Make an exact copy, from the records below, of the lines from the line containing "Emit a Python" to the line containing "offsets = [-1.5", both lines included, excluding pictures.

Data:
--- START ---
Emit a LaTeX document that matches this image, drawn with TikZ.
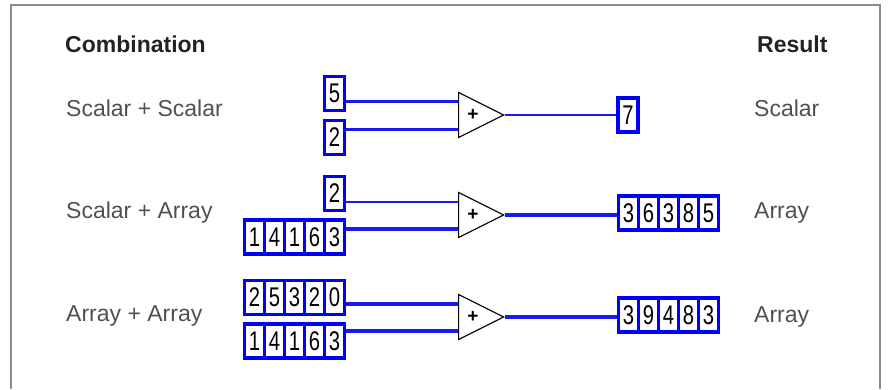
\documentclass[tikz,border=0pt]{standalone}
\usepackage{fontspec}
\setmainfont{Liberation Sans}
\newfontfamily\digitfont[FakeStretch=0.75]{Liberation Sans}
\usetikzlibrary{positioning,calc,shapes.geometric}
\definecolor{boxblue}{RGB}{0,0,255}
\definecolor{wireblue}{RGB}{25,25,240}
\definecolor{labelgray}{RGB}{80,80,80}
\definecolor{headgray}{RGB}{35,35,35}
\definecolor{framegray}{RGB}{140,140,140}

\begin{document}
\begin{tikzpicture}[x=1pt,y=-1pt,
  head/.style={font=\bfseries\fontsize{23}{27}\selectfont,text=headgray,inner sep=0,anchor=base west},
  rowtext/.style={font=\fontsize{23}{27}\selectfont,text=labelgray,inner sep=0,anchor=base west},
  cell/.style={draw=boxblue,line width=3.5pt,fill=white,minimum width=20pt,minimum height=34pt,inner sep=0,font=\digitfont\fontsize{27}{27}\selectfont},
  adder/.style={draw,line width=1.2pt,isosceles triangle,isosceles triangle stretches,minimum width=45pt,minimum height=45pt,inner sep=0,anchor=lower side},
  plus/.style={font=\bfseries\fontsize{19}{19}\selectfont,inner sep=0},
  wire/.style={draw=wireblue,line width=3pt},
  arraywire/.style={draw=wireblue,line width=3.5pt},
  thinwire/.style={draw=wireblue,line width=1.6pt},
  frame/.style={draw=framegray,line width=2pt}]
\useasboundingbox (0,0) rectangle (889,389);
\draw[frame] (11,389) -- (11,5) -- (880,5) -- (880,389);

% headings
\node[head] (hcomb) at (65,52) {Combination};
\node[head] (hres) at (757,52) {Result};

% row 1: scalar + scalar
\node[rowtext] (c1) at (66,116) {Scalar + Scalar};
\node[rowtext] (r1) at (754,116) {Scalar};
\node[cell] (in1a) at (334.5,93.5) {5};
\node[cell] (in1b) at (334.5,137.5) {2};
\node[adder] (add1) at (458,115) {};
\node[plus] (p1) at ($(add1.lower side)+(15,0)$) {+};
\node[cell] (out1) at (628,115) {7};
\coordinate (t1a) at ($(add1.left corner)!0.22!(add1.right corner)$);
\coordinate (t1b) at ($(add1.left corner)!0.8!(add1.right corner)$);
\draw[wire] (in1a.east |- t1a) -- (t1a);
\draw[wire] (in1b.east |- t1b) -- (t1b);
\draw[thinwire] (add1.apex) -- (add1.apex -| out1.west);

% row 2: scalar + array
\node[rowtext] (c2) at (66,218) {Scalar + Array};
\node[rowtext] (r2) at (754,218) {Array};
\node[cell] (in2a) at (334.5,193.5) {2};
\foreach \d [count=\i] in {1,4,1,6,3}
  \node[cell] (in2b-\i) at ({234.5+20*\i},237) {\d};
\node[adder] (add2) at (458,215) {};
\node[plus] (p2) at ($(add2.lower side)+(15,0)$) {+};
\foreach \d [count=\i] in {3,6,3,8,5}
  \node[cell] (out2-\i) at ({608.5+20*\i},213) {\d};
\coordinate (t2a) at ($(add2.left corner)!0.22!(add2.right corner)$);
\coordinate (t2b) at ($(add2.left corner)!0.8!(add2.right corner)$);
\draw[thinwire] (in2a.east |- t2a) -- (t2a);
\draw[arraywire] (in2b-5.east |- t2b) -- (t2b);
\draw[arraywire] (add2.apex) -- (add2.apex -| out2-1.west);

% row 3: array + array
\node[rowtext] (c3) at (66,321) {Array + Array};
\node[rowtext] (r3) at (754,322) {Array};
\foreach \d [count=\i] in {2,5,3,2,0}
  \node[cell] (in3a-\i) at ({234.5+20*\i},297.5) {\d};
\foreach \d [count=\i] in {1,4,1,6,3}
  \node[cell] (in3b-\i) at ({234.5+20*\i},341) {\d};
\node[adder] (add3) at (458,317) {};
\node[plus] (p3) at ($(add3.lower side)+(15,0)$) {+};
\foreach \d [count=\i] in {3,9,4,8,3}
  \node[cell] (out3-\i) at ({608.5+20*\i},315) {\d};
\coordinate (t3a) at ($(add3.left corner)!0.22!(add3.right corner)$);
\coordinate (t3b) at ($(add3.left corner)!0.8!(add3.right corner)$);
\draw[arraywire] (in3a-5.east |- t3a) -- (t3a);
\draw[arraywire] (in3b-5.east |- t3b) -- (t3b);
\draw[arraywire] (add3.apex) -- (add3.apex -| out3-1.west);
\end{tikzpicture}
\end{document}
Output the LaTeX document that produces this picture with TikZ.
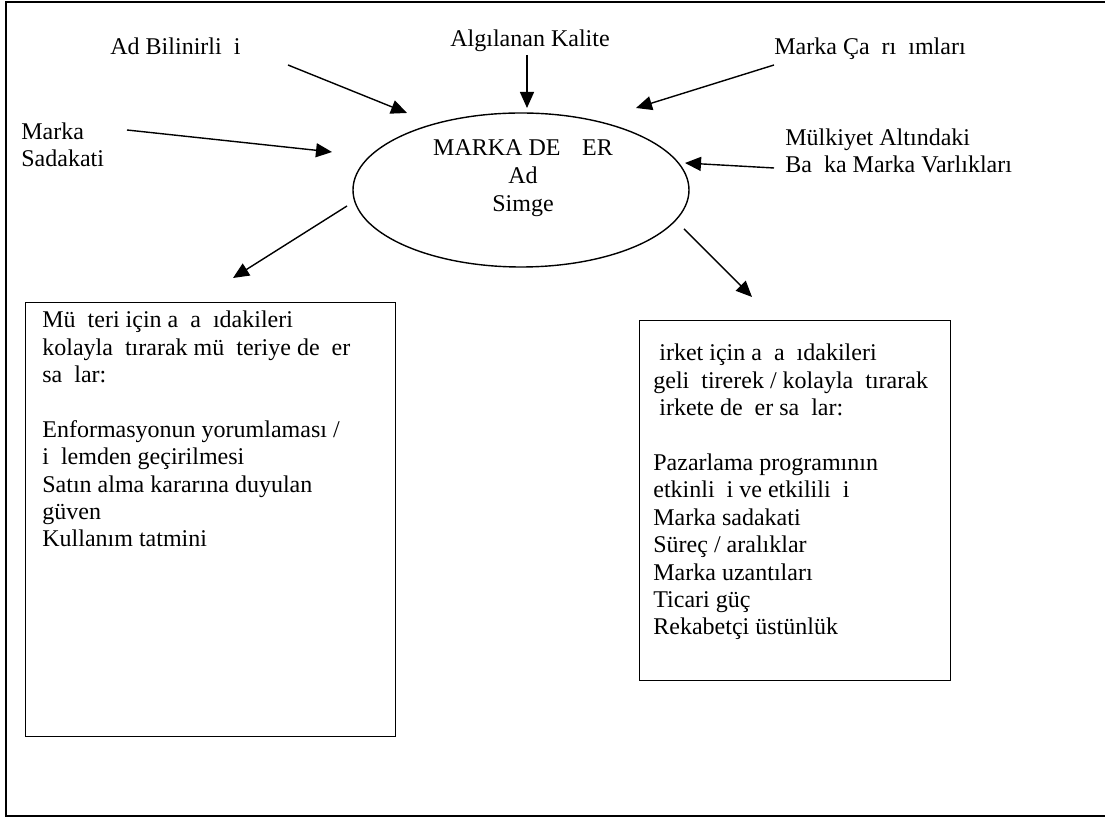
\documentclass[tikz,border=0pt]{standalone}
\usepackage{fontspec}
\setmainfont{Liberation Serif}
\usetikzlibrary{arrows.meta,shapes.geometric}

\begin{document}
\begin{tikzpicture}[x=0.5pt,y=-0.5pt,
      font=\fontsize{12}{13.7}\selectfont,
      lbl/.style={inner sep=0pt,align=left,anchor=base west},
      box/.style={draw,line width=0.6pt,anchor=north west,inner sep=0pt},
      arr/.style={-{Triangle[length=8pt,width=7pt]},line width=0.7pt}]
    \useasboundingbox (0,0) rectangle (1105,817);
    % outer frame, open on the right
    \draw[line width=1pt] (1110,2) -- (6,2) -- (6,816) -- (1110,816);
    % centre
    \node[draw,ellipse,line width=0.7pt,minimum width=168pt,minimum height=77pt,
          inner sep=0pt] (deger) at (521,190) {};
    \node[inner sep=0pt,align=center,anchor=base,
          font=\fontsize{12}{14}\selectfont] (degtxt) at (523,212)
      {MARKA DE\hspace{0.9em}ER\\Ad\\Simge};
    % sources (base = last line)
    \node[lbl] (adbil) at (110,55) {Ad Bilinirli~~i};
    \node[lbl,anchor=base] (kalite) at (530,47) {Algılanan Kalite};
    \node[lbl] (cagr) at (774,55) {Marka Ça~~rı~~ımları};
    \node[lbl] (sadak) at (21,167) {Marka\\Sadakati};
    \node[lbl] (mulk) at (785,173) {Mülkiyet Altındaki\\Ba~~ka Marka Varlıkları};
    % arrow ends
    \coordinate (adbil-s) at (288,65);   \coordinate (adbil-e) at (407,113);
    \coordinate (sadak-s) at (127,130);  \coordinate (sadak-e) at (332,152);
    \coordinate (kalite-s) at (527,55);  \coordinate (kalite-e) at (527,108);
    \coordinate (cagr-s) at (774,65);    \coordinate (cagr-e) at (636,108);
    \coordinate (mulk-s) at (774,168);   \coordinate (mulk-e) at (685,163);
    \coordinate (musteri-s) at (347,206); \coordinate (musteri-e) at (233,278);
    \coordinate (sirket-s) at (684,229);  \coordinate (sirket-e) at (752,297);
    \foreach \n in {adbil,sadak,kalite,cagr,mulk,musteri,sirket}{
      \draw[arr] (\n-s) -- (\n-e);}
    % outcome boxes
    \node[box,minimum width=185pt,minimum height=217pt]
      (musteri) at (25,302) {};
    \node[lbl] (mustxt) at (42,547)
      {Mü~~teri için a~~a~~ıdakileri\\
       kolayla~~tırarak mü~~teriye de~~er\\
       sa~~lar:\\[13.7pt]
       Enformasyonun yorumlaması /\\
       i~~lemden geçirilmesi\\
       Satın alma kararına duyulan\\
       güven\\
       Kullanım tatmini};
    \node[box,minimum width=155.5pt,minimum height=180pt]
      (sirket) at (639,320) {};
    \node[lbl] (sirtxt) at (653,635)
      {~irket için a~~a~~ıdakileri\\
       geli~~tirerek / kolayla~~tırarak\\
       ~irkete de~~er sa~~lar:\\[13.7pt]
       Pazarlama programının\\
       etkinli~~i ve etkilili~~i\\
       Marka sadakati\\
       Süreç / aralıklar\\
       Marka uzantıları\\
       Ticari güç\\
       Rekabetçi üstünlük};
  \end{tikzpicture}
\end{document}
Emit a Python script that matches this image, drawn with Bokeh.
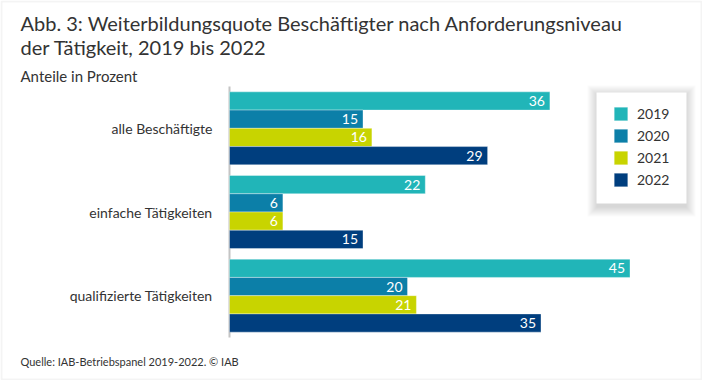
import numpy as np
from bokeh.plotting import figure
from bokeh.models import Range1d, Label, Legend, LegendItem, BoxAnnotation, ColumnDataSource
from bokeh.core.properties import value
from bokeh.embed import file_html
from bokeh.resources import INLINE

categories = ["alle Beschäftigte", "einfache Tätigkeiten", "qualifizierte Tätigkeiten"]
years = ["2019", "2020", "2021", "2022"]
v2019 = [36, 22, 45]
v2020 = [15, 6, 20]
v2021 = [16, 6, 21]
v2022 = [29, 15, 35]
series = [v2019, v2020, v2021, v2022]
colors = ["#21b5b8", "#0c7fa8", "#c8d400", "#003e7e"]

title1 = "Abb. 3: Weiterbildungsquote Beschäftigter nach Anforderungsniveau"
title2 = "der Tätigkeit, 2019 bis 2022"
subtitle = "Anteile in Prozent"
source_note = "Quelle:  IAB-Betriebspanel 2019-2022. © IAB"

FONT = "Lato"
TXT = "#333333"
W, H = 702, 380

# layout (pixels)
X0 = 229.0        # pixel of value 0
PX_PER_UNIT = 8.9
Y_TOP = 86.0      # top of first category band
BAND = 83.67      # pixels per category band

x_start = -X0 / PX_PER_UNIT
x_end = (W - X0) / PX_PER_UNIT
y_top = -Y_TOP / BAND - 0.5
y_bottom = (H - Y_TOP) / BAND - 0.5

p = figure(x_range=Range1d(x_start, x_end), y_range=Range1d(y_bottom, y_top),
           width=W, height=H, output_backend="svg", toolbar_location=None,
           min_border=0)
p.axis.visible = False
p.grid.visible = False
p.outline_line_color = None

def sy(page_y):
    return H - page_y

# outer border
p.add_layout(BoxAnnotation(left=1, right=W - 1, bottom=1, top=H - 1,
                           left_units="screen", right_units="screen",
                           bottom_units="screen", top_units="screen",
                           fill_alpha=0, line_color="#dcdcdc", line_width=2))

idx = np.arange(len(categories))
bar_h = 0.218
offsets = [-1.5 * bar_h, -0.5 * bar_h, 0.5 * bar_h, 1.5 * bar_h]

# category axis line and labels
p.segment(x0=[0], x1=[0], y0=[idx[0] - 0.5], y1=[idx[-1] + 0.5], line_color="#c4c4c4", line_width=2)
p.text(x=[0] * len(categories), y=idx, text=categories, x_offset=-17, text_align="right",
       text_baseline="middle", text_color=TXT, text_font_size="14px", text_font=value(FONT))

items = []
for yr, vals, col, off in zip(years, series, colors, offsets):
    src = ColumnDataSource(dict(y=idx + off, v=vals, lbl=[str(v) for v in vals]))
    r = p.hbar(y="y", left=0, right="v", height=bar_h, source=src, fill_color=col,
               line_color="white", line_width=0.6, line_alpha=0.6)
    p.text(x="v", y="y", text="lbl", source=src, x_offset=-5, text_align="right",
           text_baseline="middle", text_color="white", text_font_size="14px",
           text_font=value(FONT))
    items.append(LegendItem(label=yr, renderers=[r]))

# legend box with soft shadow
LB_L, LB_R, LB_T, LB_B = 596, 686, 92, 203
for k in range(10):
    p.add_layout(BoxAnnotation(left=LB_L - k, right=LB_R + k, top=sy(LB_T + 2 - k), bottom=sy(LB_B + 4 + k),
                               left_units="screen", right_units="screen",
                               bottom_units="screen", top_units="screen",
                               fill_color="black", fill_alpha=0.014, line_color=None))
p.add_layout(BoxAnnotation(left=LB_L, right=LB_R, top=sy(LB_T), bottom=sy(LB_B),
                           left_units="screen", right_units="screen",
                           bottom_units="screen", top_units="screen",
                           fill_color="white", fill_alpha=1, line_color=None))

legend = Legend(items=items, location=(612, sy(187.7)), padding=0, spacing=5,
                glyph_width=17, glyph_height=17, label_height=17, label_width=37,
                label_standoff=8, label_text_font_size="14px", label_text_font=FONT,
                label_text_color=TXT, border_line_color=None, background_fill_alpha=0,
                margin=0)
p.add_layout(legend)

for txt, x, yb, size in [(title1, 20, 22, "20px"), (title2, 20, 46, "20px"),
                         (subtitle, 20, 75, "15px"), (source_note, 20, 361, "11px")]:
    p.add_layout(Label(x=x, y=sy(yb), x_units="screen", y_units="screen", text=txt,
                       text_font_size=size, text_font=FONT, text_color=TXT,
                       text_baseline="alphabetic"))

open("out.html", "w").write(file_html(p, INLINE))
--- END ---
Final result:
Emit a Python script that matches this image, drawn with Bokeh.
import numpy as np
from bokeh.plotting import figure
from bokeh.models import Range1d, Label, Legend, LegendItem, BoxAnnotation, ColumnDataSource
from bokeh.core.properties import value
from bokeh.embed import file_html
from bokeh.resources import INLINE

categories = ["alle Beschäftigte", "einfache Tätigkeiten", "qualifizierte Tätigkeiten"]
years = ["2019", "2020", "2021", "2022"]
v2019 = [36, 22, 45]
v2020 = [15, 6, 20]
v2021 = [16, 6, 21]
v2022 = [29, 15, 35]
series = [v2019, v2020, v2021, v2022]
colors = ["#21b5b8", "#0c7fa8", "#c8d400", "#003e7e"]

title1 = "Abb. 3: Weiterbildungsquote Beschäftigter nach Anforderungsniveau"
title2 = "der Tätigkeit, 2019 bis 2022"
subtitle = "Anteile in Prozent"
source_note = "Quelle:  IAB-Betriebspanel 2019-2022. © IAB"

FONT = "Lato"
TXT = "#333333"
W, H = 702, 380

# layout (pixels)
X0 = 229.0        # pixel of value 0
PX_PER_UNIT = 8.9
Y_TOP = 86.0      # top of first category band
BAND = 83.67      # pixels per category band

x_start = -X0 / PX_PER_UNIT
x_end = (W - X0) / PX_PER_UNIT
y_top = -Y_TOP / BAND - 0.5
y_bottom = (H - Y_TOP) / BAND - 0.5

p = figure(x_range=Range1d(x_start, x_end), y_range=Range1d(y_bottom, y_top),
           width=W, height=H, output_backend="svg", toolbar_location=None,
           min_border=0)
p.axis.visible = False
p.grid.visible = False
p.outline_line_color = None

def sy(page_y):
    return H - page_y

# outer border
p.add_layout(BoxAnnotation(left=1, right=W - 1, bottom=1, top=H - 1,
                           left_units="screen", right_units="screen",
                           bottom_units="screen", top_units="screen",
                           fill_alpha=0, line_color="#dcdcdc", line_width=2))

idx = np.arange(len(categories))
bar_h = 0.218
offsets = [-1.5 * bar_h, -0.5 * bar_h, 0.5 * bar_h, 1.5 * bar_h]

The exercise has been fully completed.